Fitzgerald ne choisit pas vraiment entre ces deux options. A peine né, Benjamin connaît son nom de famille, son identité est constituée, peu de temps après il lit l'Encyclopédia Britannica, puis assez rapidement dans les dernières pages, les plus belles, alors qu'il est un nourrisson, il finit par perdre tous ses souvenirs - Puis il ne se souvint plus de rien. Il pleurait quand il avait faim, c'est tout. Jour et nuit il respirait, et il percevait, au dessus de lui, de vagues murmures et marmonnements, des odeurs indéfinissables, et simplement l'ombre et la lumière. Puis tout devint noir...
Pour échapper à cette langueur infinie il faut savoir oublier.

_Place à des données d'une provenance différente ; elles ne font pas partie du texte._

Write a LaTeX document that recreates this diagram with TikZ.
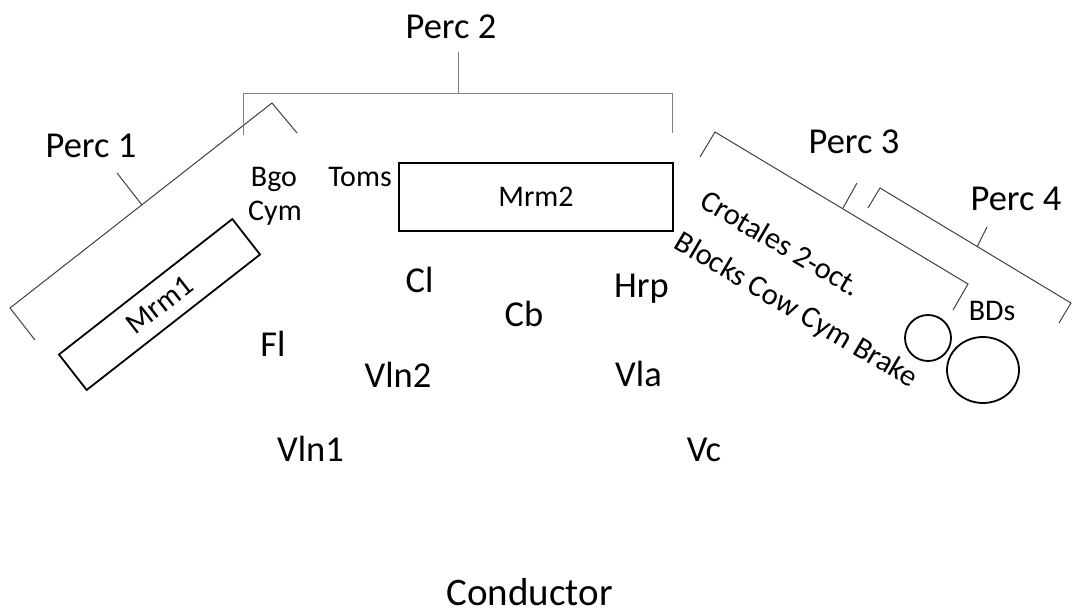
\documentclass[tikz,border=0pt]{standalone}
\usepackage{fontspec}
\setmainfont{Carlito}
\usetikzlibrary{shapes.geometric}
\begin{document}
\begin{tikzpicture}[x=1pt,y=-1pt,
  big/.style={font=\fontsize{36.5}{40}\selectfont, inner sep=0pt, anchor=base},
  small/.style={font=\fontsize{30}{33}\selectfont, inner sep=0pt, anchor=base},
  rot/.style={font=\fontsize{30.5}{33}\selectfont, inner sep=0pt, rotate=-30.5},
  brk/.style={line width=1pt, draw=black!75},
  brkgray/.style={line width=1pt, draw=black!50},
  box/.style={draw, line width=1.8pt, inner sep=0pt, font=\fontsize{30}{33}\selectfont}]
\useasboundingbox (0,0) rectangle (1072,614);
% Perc labels
\node[big] (p1) at (91,157) {Perc 1};
\node[big] (p2) at (451,38) {Perc 2};
\node[big] (p3) at (854,153) {Perc 3};
\node[big] (p4) at (1016,210) {Perc 4};
% Perc 1 bracket
\coordinate (a1) at (35,340); \coordinate (a2) at (10,308);
\coordinate (a3) at (272,103); \coordinate (a4) at (297,133);
\coordinate (a5) at (117,173); \coordinate (a6) at (142,205);
\draw[brk] (a1) -- (a2) -- (a3) -- (a4);
\draw[brk] (a5) -- (a6);
% Perc 2 bracket
\coordinate (b1) at (243,135); \coordinate (b2) at (243,93);
\coordinate (b3) at (672,93); \coordinate (b4) at (672,133);
\coordinate (b5) at (458,52); \coordinate (b6) at (458,93);
\draw[brkgray] (b1) -- (b2) -- (b3) -- (b4);
\draw[brkgray] (b5) -- (b6);
% Perc 3 bracket
\coordinate (c1) at (700,157); \coordinate (c2) at (715,132);
\coordinate (c3) at (968,284); \coordinate (c4) at (953,310);
\coordinate (c5) at (857,183); \coordinate (c6) at (843,208);
\draw[brk] (c1) -- (c2) -- (c3) -- (c4);
\draw[brk] (c5) -- (c6);
% Perc 4 bracket
\coordinate (d1) at (868,208); \coordinate (d2) at (880,188);
\coordinate (d3) at (1071,303); \coordinate (d4) at (1059,323);
\coordinate (d5) at (987,227); \coordinate (d6) at (977,247);
\draw[brk] (d1) -- (d2) -- (d3) -- (d4);
\draw[brk] (d5) -- (d6);
% Marimbas
\node[box, rotate=38, minimum width=220pt, minimum height=45pt] (mrm1) at (159.5,304.5) {Mrm1};
\node[box, minimum width=274pt, minimum height=68pt] (mrm2) at (536,197) {Mrm2};
% small labels
\node[small] (bgo) at (274,186.7) {Bgo};
\node[small] (cym) at (275,220) {Cym};
\node[small] (toms) at (360,186.7) {Toms};
\node[small] (bds) at (992,320) {BDs};
\node[rot] (crot) at (781,243) {Crotales 2-oct.};
\node[rot] (blocks) at (796,311) {Blocks Cow Cym Brake};
% Bass drums
\node[draw, circle, line width=1.8pt, minimum size=46pt, inner sep=0pt] (bd1) at (928,338) {};
\node[draw, ellipse, line width=1.8pt, minimum width=72pt, minimum height=66pt, inner sep=0pt] (bd2) at (983,370) {};
% instruments
\node[big] (cl) at (419.5,292.7) {Cl};
\node[big] (fl) at (273,356) {Fl};
\node[big] (vln2) at (398,387) {Vln2};
\node[big] (vln1) at (310.5,461.7) {Vln1};
\node[big] (hrp) at (641.5,297.7) {Hrp};
\node[big] (cb) at (524,326) {Cb};
\node[big] (vla) at (638.5,386.7) {Vla};
\node[big] (vc) at (704,461.7) {Vc};
\node[big, font=\fontsize{39}{44}\selectfont] (cond) at (529.7,605) {Conductor};
\end{tikzpicture}
\end{document}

Orphée ne peut oublier son Eurydice mordue par un fatal serpent. Il ira la chercher aux Enfers. Il charme les monstres et les dieux infernaux. Hadès consent à lui rendre Eurydice à la condition qu’Orphée remonte au jour, suivi de sa femme sans se retourner. Orphée accepte mais presque revenu à la lumière du jour, Il se retourne et perd sa bien aimée pour toujours. Si Orphée se retourne, c'est que saisi par l'hubris, il oublie que la vérité d’un moment ne se révèle pas dans le présent mais à postériori, que les fruits du souvenir sont souvent plus beaux que ceux trop verts du moment présent.
Pour aimer il faut se souvenir.

Oublier ou se souvenir, nous restons prisonnier du temps.

(1) La traduction utilisée est celle de Dominique Lescanne.
(2) Les amateurs se reporteront à Le récit du lettré au chapitre 4 d'Hypérion de Dan Simmons où ce thème est traité de belle manière.